The Laptop of the Future
Nobody should buy Google’s Chromebook Pixel today. But in five years, we all might have one.
The Pixel will get cheaper. Probably a lot cheaper than its competitors.
Yes, $1,300 is a lot, but the Pixel won’t stay that expensive for long. If you study Google’s basic business model, you have to conclude that the Pixel’s price will fall substantially over the next few years—probably to a point far below that of comparable Apple and Windows machines.
Why’s that? Because Google doesn’t need to make a profit on device sales, while its competitors do. Indeed, Apple’s entire business model is based on device profits, so it’s never going to sell the MacBook Air at cost. Plus, to keep selling newer models, Apple has to keep upgrading the Air’s hardware—every year the processor will get faster, the solid-state drive more capacious, the screen better, and on and on.
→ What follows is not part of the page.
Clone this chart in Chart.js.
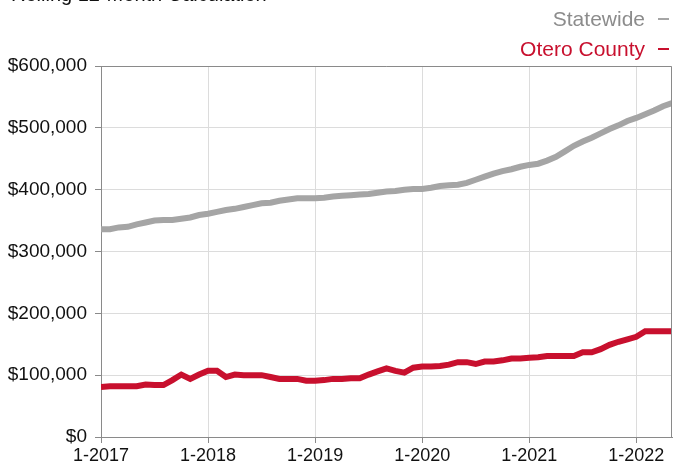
<!DOCTYPE html>
<html>
<head>
<meta charset="utf-8">
<script src="https://cdn.jsdelivr.net/npm/chart.js@4"></script>
<style>
  html, body { margin: 0; padding: 0; background: #fff; }
  #wrap { position: relative; width: 673px; height: 468px; }
</style>
</head>
<body>
<div id="wrap"><canvas id="myChart"></canvas></div>
<script>
// monthly rolling 12-month median, 1-2017 .. 5-2022
const statewide = [336000,336000,339000,340000,344000,347000,350000,351000,351000,353000,
  355000,359000,361000,364000,367000,369000,372000,375000,378000,379000,
  382000,384000,386000,386000,386000,387000,389000,390000,391000,392000,
  393000,395000,397000,398000,400000,401000,401000,403000,406000,407000,
  408000,411000,416000,421000,426000,430000,433000,437000,440000,442000,
  447000,453000,462000,471000,478000,484000,491000,498000,504000,511000,
  516000,522000,528000,535000,540000];
const otero = [81000,82000,82000,82000,82000,85000,84000,84000,92000,101000,
  94000,101000,107000,107000,97000,101000,100000,100000,100000,97000,
  94000,94000,94000,91000,91000,92000,94000,94000,95000,95000,
  101000,106000,111000,107000,104000,112000,114000,114000,115000,117000,
  121000,121000,118000,122000,122000,124000,127000,127000,128000,129000,
  131000,131000,131000,131000,137000,137000,142000,149000,154000,158000,
  162000,171000,171000,171000,171000];
const xTickLabels = ["1-2017","1-2018","1-2019","1-2020","1-2021","1-2022"];
const seriesNames = ["Statewide","Otero County"];
const titleText = "Rolling 12-Month Calculation";

const gray = "#a5a5a5";
const red = "#c8102e";
const font = "'Liberation Sans', Arial, Helvetica, sans-serif";

const months = [];
for (let i = 0; i < statewide.length; i++) {
  months.push((i % 12 + 1) + "-" + (2017 + Math.floor(i / 12)));
}

// title (cut at top) + right-aligned legend with dash after text, plus frame
const extras = {
  id: "extras",
  afterDraw(chart) {
    const ctx = chart.ctx, a = chart.chartArea;
    ctx.save();
    ctx.strokeStyle = "#8a8a8a";
    ctx.lineWidth = 1;
    ctx.beginPath();
    ctx.moveTo(a.left, a.top + 0.5);
    ctx.lineTo(a.right - 0.5, a.top + 0.5);
    ctx.lineTo(a.right - 0.5, a.bottom);
    ctx.stroke();

    ctx.fillStyle = "#111";
    ctx.font = "20px " + font;
    ctx.textBaseline = "alphabetic";
    ctx.fillText(titleText, 11, 1);

    ctx.font = "21px " + font;
    ctx.textAlign = "right";
    const rows = [[seriesNames[0], "#8c8c8c", gray, 26], [seriesNames[1], red, red, 56]];
    rows.forEach(r => {
      ctx.fillStyle = r[1];
      ctx.fillText(r[0], 645, r[3]);
      ctx.strokeStyle = r[2];
      ctx.lineWidth = 2;
      ctx.beginPath();
      ctx.moveTo(658, r[3] - 7);
      ctx.lineTo(669, r[3] - 7);
      ctx.stroke();
    });
    ctx.restore();
  }
};

new Chart("myChart", {
  type: "line",
  data: {
    labels: months,
    datasets: [{
      label: seriesNames[0],
      data: statewide.map((v, i) => ({x: i, y: v})),
      borderColor: gray,
      borderWidth: 6,
      pointRadius: 0,
      fill: false
    }, {
      label: seriesNames[1],
      data: otero.map((v, i) => ({x: i, y: v})),
      borderColor: red,
      borderWidth: 6,
      pointRadius: 0,
      fill: false
    }]
  },
  options: {
    responsive: true,
    maintainAspectRatio: false,
    animation: false,
    layout: {padding: {top: 66, left: 0, right: 1, bottom: 0}},
    plugins: {
      legend: {display: false},
      tooltip: {enabled: false}
    },
    scales: {
      x: {
        type: "linear",
        min: 0,
        max: statewide.length - 1,
        grid: {color: "#dcdcdc", tickColor: "#8a8a8a", tickLength: 6},
        border: {color: "#8a8a8a"},
        ticks: {
          stepSize: 12,
          includeBounds: false,
          maxRotation: 0,
          padding: 2,
          color: "#111",
          font: {family: font, size: 18},
          callback: v => xTickLabels[v / 12]
        },
        afterFit: s => { s.height = 31; }
      },
      y: {
        min: 0,
        max: 600000,
        grid: {color: "#dcdcdc", tickColor: "#8a8a8a", tickLength: 6},
        border: {color: "#8a8a8a"},
        ticks: {
          stepSize: 100000,
          padding: 8,
          color: "#111",
          font: {family: font, size: 19},
          callback: v => "$" + v.toLocaleString("en-US")
        },
        afterFit: s => { s.width = 101; }
      }
    }
  },
  plugins: [extras]
});
</script>
</body>
</html>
This means that the Air’s price is likely to remain constant for several years.
High-end Windows laptop manufacturers face the same pressure. And even if they lower their prices, Windows PC vendors will run up against a floor price: the licensing cost for Windows.
Chromebooks don’t face that pressure. For one thing, all the stuff that makes the Pixel run—the Chrome OS, Google Drive online storage, Google Docs, Gmail—is, for Google, essentially recycled technology. Google was doing all that stuff anyway, probably at a profit. If you think about it that way, the Pixel’s only real cost is the hardware. Not only will that hardware get cheaper, but the Pixel—because it only runs the Web—doesn’t need as advanced hardware as its PC rivals. In three years’ time, today’s Pixel will still run the Web really well, but Google might be able to sell it for two-thirds or maybe half the price. And it can only go down from there. By 2018, a Pixel-like machine will be the price of an iPad, I imagine. At that price it’d be unbeatable.
Google’s opportunity is huge.
But wait a second. Why would Google go to the trouble of making a high-end machine only to sell it at cost? Oh, silly friend—because there is no surer way to permanently connect a person to the Google universe than to set him up with a Chromebook. To get the most out of the Pixel, you’ll run your entire life through Google—you’ll use Chrome as your primary browser, you get media from Google’s Play store, you run your office stuff through Google Docs, and you’ll do all of your searches through Google.com. “The lifetime value of a Chrome user is phenomenal,” Nikesh Arora, Google’s chief business officer, said on an investor call a couple years ago. Now imagine an entire PC made out of Chrome. That’s better than phenomenal.
But it’s not just that Google could make a lot of money from Chromebooks. The other benefit, for Google, is that if Chromebooks take off, it’ll be a direct hit against Apple and Microsoft. A $500 high-quality Chromebook would compete with Macs and iOS devices as well as Windows tablets, laptops, and hybrids. It won’t be for everyone, but by standing as a cheap, compelling alternative for some customers, the Pixel—or something like it—will necessarily force competitors to lower their prices and, thus, profits.
Yes, a lot of my ideas here are speculation. I might be way off on how quickly the Pixel’s price will fall and how soon consumers will take to cloud-only machines. Despite the uncertainty, though, the Pixel looks like a pretty good gamble for Google. It may not pan out—but if it does, watch out.